Darüber hinaus besucht sie andere Bezirke, um die Bedürfnisse der Menschen zu ermitteln. Bei einem solchen Besuch begegnete sie Sangeeta und ihrem Sohn, Abhishek Kumar, in einer Schneiderwerkstatt in Kajwati. Während des Gesprächs wurde sie über das unterprivilegierte Musahar-Volk unterrichtet. Ihre Bereitschaft, unter diesem Volk zu arbeiten, führte dazu, dass sie Abhishek Kumar nach Kazichak begleitete.
Als soziale Außenseiter am Rand leben
Die Musahar sind die ärmste Kaste in Bihar. Sie sind gesellschaftlich ausgegrenzt, wirtschaftlich verelendet und politisch unterdrückt.
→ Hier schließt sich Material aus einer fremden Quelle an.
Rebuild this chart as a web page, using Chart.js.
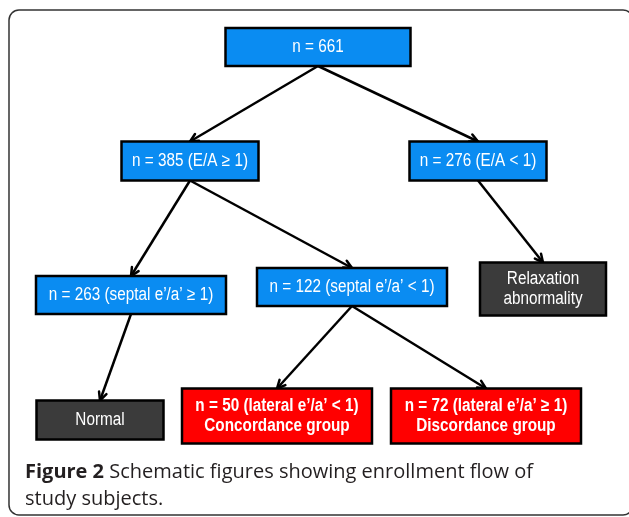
<!DOCTYPE html>
<html>
<head>
<meta charset="utf-8">
<script src="https://cdn.jsdelivr.net/npm/chart.js@4.4.1/dist/chart.umd.min.js"></script>
<style>
html,body{margin:0;padding:0;background:#fff;}
#c{display:block;}
</style>
</head>
<body>
<canvas id="c" width="629" height="517"></canvas>
<script>
// ---- data ----
const nodeIds = ["all", "ea_ge", "ea_lt", "sep_ge", "sep_lt", "relax", "normal", "conc", "disc"];
const nodeLabels = [
  ["n = 661"],
  ["n = 385 (E/A \u2265 1)"],
  ["n = 276 (E/A < 1)"],
  ["n = 263 (septal e\u2019/a\u2019 \u2265 1)"],
  ["n = 122 (septal e\u2019/a\u2019 < 1)"],
  ["Relaxation", "abnormality"],
  ["Normal"],
  ["n = 50 (lateral e\u2019/a\u2019 < 1)", "Concordance group"],
  ["n = 72 (lateral e\u2019/a\u2019 \u2265 1)", "Discordance group"]
];
const nodeKind = ["count", "count", "count", "count", "count", "outcome", "outcome", "group", "group"];
const nodeX = [318, 190, 478, 131, 352, 543, 100, 277, 486];
const nodeY = [47, 161, 161, 295, 287, 289, 420, 416, 416];
const edgeFrom = ["all", "all", "ea_ge", "ea_ge", "ea_lt", "sep_ge", "sep_lt", "sep_lt"];
const edgeTo   = ["ea_ge", "ea_lt", "sep_ge", "sep_lt", "relax", "normal", "conc", "disc"];
const captionBold = "Figure 2";
const captionLines = [" Schematic figures showing enrollment flow of", "study subjects."];

// ---- layout / style (not data) ----
const boxSize = {
  all: [185, 38], ea_ge: [137, 39], ea_lt: [137, 39], sep_ge: [190, 38], sep_lt: [190, 38],
  relax: [126, 53], normal: [127, 39], conc: [190, 55], disc: [190, 55]
};
const kindFill = { count: "#0a8cf2", outcome: "#3b3b3b", group: "#ff0000" };
const fam = "'Liberation Sans', Arial, sans-serif";
const kindFont = { count: "18px " + fam, outcome: "18px " + fam, group: "bold 18px " + fam };
const condense = 0.85;

const idx = id => nodeIds.indexOf(id);

const edgeDatasets = edgeFrom.map((f, i) => {
  const a = idx(f), b = idx(edgeTo[i]);
  return {
    type: 'line',
    data: [
      { x: nodeX[a], y: nodeY[a] + boxSize[f][1] / 2 },
      { x: nodeX[b], y: nodeY[b] - boxSize[edgeTo[i]][1] / 2 }
    ],
    borderColor: '#000',
    borderWidth: 2.5,
    pointRadius: 0,
    fill: false,
    tension: 0,
    isEdge: true
  };
});

const nodeDataset = {
  type: 'scatter',
  data: nodeIds.map((id, i) => ({ x: nodeX[i], y: nodeY[i] })),
  pointRadius: 0,
  isNode: true
};

const flowPlugin = {
  id: 'flow',
  beforeDatasetsDraw(chart) {
    const ctx = chart.ctx;
    const xs = chart.scales.x, ys = chart.scales.y;
    ctx.save();
    ctx.strokeStyle = '#333';
    ctx.lineWidth = 1.5;
    ctx.beginPath();
    const l = xs.getPixelForValue(9), t = ys.getPixelForValue(10), r = xs.getPixelForValue(633), b = ys.getPixelForValue(515);
    ctx.roundRect(l, t, r - l, b - t, 10);
    ctx.stroke();
    ctx.restore();
  },
  afterDatasetsDraw(chart) {
    const ctx = chart.ctx;
    const xs = chart.scales.x, ys = chart.scales.y;
    ctx.save();
    chart.data.datasets.forEach(ds => {
      if (!ds.isEdge) return;
      const p0 = ds.data[0], p1 = ds.data[1];
      const x0 = xs.getPixelForValue(p0.x), y0 = ys.getPixelForValue(p0.y);
      const x1 = xs.getPixelForValue(p1.x), y1 = ys.getPixelForValue(p1.y);
      const ang = Math.atan2(y1 - y0, x1 - x0);
      const L = 9, A = 0.45;
      ctx.strokeStyle = '#000';
      ctx.lineWidth = 2.5;
      ctx.lineCap = 'round';
      ctx.beginPath();
      ctx.moveTo(x1 - L * Math.cos(ang - A), y1 - L * Math.sin(ang - A));
      ctx.lineTo(x1, y1);
      ctx.lineTo(x1 - L * Math.cos(ang + A), y1 - L * Math.sin(ang + A));
      ctx.stroke();
    });
    nodeIds.forEach((id, i) => {
      const [w, h] = boxSize[id];
      const cx = xs.getPixelForValue(nodeX[i]), cy = ys.getPixelForValue(nodeY[i]);
      const x = cx - w / 2, y = cy - h / 2;
      ctx.fillStyle = kindFill[nodeKind[i]];
      ctx.fillRect(x, y, w, h);
      ctx.strokeStyle = '#000';
      ctx.lineWidth = 2.5;
      ctx.strokeRect(x, y, w, h);
      ctx.fillStyle = '#fff';
      ctx.font = kindFont[nodeKind[i]];
      ctx.textAlign = 'center';
      ctx.textBaseline = 'middle';
      const lines = nodeLabels[i];
      const lh = 20.5;
      lines.forEach((s, k) => {
        ctx.save();
        ctx.translate(cx, cy + (k - (lines.length - 1) / 2) * lh);
        ctx.scale(condense, 1);
        ctx.fillText(s, 0, 0);
        ctx.restore();
      });
    });
    ctx.fillStyle = '#231f20';
    ctx.textAlign = 'left';
    ctx.textBaseline = 'alphabetic';
    const cfam = "'Open Sans', 'Noto Sans', sans-serif";
    const cx0 = xs.getPixelForValue(25);
    ctx.font = "bold 20px " + cfam;
    ctx.fillText(captionBold, cx0, ys.getPixelForValue(478));
    const bw = ctx.measureText(captionBold).width;
    ctx.font = "20px " + cfam;
    ctx.fillText(captionLines[0], cx0 + bw, ys.getPixelForValue(478));
    ctx.fillText(captionLines[1], cx0, ys.getPixelForValue(505));
    ctx.restore();
  }
};

new Chart(document.getElementById('c'), {
  data: { datasets: [...edgeDatasets, nodeDataset] },
  options: {
    responsive: false,
    animation: false,
    devicePixelRatio: 1,
    layout: { padding: 0 },
    plugins: { legend: { display: false }, tooltip: { enabled: false }, title: { display: false } },
    scales: {
      x: { type: 'linear', min: 0, max: 629, display: false },
      y: { type: 'linear', min: 0, max: 517, reverse: true, display: false }
    }
  },
  plugins: [flowPlugin]
});
</script>
</body>
</html>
Viele Jahre lang haben sie am Rande des Staates überlebt, und noch immer leiden sie an Armut, Landlosigkeit, Entbehrung, Mangelernährung, Unberührbarkeit und Analphabetismus.
Bei einem ihrer ersten Besuche in Kazichak kam Sr. Roselyn mit den Einwohnern ins Gespräch und erfuhr, dass zirka 200 Kinder keinen Zugang zu adäquaten Lernmöglichkeiten hatten. Obwohl diese Schüler schon bei der örtlichen öffentlichen Schule angemeldet waren, liegt ihre Bildung unter den Standards, und ihnen fehlen die Kompetenzen, die sie brauchen, um im Leben voranzukommen. Mit Blick auf eine bessere Zukunft für diese Kinder richtete Sr. Roselyn 2022 einen Förderkurs vor Ort für sie ein.
Ein Mittel zur Beseitigung gesellschaftlicher Ungleichheiten
Sr. Roselyn ist davon überzeugt, dass Bildung das wirksamste Mittel zur Bekämpfung gesellschaftlicher Ungleichheiten und zur Verbesserung des Lebens der Menschen darstellt. Allerdings gab es für ihre Kurse im Dorf keinen geeigneten Ort. So begann sie, die nötigen Gelder zu sammeln, damit für die Bedürfnisse der Kinder gesorgt war und sie ihre Ausbildung ungehindert fortsetzen konnten. Die Kinder selbst leisteten übrigens zum Bau ihres künftigen Klassenraums einen wesentlichen Beitrag, denn sie transportierten das Baumaterial, darunter Sand aus dem Fluss. Diese schöne Geste ließ die Schwester den Bildungsdrang der Kinder erkennen.
Als der Klassenraum gebaut worden war, machte Sr. Roselyn Abhishek Kumar zu ihrem Assistenten in der Betreuung der Kinder. Neben Schulfächern lernen die Kinder auch einiges über ihre Kultur, ihre Grundrechte und Reinlichkeit, sowie praktische Fähigkeiten unter anderem durch Spiele, Reden, Malen und Singen. Diese Übungen helfen dazu, den Kindern den nötigen Mut einzuflößen, damit sie für sich selbst auftreten können. Die Kenntnisse, die den Kindern in diesen Kursen vermittelt werden, befähigen sie, sich selbst und ihre Gemeinschaft zu fördern. Abhishek Kumar, ein Hindu, schätzt sich glücklich und ist dankbar dafür, Teil des göttlichen Auftrags zu sein. Auch die Kinder bestätigen zuversichtlich, dass Fleiß ihr Leben verändern und positive Auswirkungen auf ihre eigene Zukunft und die des Landes haben kann. Sr. Roselyn möchte sie unterstützen, bis sie ihren Schulabschluss gemacht haben und sich zu einer Berufsausbildung anmelden.
Obwohl sie zunächst die Feindseligkeit und Kritik der höheren Kasten auf sich zog, als das Förderprogramm in Kazichak startete, macht Sr. Roselyn jetzt tatsächlich den Unterschied im Dasein der Kinder sowohl des Dorfes als auch der Nachbarorte. Ihr Leben und das Schicksal der gesamten Gemeinschaft werden von dem von der Schwester initiierten Programm verändert. Der glückliche und hoffnungsvolle Ausdruck der Kinder zeigt ihren Wunsch, in Zukunft erfolgreich zu sein, und ihre Bereitschaft, sich den Problemen des Daseins mutig zu stellen.
Nachdem ich mir persönlich ein Bild von ihrer Arbeit in Kazichak machen konnte, bin ich überzeugt, dass Sr. Roselyns Hoffnungstropfen im größeren Ozean der Gesellschaft etwas bewirken wird. Ihr Dienst an den Unterdrückten ist ein reales Zeugnis dafür, wie eine Einzelne einen lang anhaltenden Unterschied für das Leben vieler machen kann.